The pollinator garden is the latest effort that the city has taken in order to help protect the habitats of monarchs following the proclamation of Flight of the Monarch Day.

Richmond Hill has been one of the popular places in Ontario where the orange and black butterflies spend the summer before embarking on their epic trek south for the winter.

However, many residents say they’ve spotted fewer monarchs this summer.

Statistics show monarch butterfly population has been on a decline for decades.

Latest data shows a 53 per cent decrease in the forest area occupied by monarch butterflies in their overwintering sites in Mexico during 2019-20 compared to the year before.

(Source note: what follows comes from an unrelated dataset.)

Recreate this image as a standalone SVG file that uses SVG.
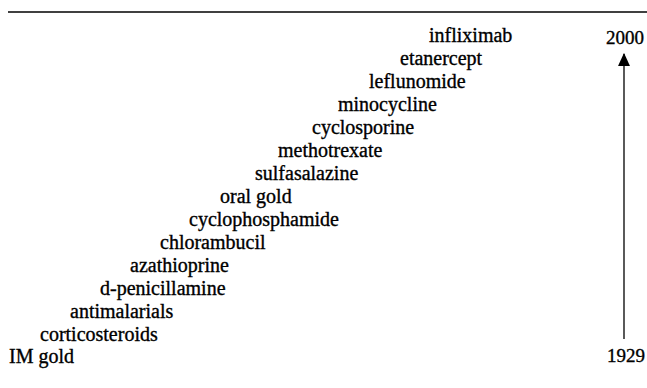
<svg xmlns="http://www.w3.org/2000/svg" width="647" height="388" viewBox="0 0 647 388">
<style>
text{font-family:"Liberation Serif","Times New Roman",serif;font-size:20px;fill:#000;stroke:#000;stroke-width:0.35}
.yr{text-anchor:middle;font-size:19px}
.ln{stroke:#000;stroke-width:1.3;fill:none}
</style>
<defs>
<marker id="ah" viewBox="0 0 12 12" refX="11" refY="6" markerWidth="13" markerHeight="13" markerUnits="userSpaceOnUse" orient="auto">
<path d="M0,0.5 L12,6 L0,11.5 Z" fill="#000"/>
</marker>
</defs>
<rect width="647" height="388" fill="#fff"/>
<line class="ln" x1="8" y1="12" x2="647" y2="12"/>
<g id="drugs">
<g id="n-infliximab"><text x="429" y="42">infliximab</text></g>
<g id="n-etanercept"><text x="400" y="65">etanercept</text></g>
<g id="n-leflunomide"><text x="369" y="88">leflunomide</text></g>
<g id="n-minocycline"><text x="338" y="111">minocycline</text></g>
<g id="n-cyclosporine"><text x="312" y="134">cyclosporine</text></g>
<g id="n-methotrexate"><text x="278" y="157">methotrexate</text></g>
<g id="n-sulfasalazine"><text x="255" y="180">sulfasalazine</text></g>
<g id="n-oralgold"><text x="220" y="203">oral gold</text></g>
<g id="n-cyclophosphamide"><text x="189" y="226">cyclophosphamide</text></g>
<g id="n-chlorambucil"><text x="160" y="249">chlorambucil</text></g>
<g id="n-azathioprine"><text x="130" y="272">azathioprine</text></g>
<g id="n-dpenicillamine"><text x="100" y="295">d-penicillamine</text></g>
<g id="n-antimalarials"><text x="70" y="318">antimalarials</text></g>
<g id="n-corticosteroids"><text x="40" y="341">corticosteroids</text></g>
<g id="n-imgold"><text x="9" y="363">IM gold</text></g>
</g>
<g id="n-2000"><text class="yr" x="625" y="44">2000</text></g>
<g id="n-1929"><text class="yr" x="626" y="362">1929</text></g>
<g id="connectors">
<line class="ln" x1="624" y1="339" x2="624" y2="54" marker-end="url(#ah)"/>
</g>
</svg>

Feeding on nectar, monarch butterflies pollinate many types of wildflowers and are also an important food source for birds, small animals, and other insects.

Providing enough milkweed for monarchs is considered essential in maintaining a balanced food web within the ecosystems that are critical in sustaining us.

“I'd love to see more butterflies next year,” said Paul Nudyk, one of the residents who signed the agreement. “I'm planning to spread some seeds in the spring.”

Glad to see the milkweed plants in his plot had grown fast over the past few days, Nudyk said he also expected the plants would spread further to help get rid of the weeds.

DiPaola said the new garden -- not open to the public -- would hopefully be the first of many to come in the future as part of the city's community garden program.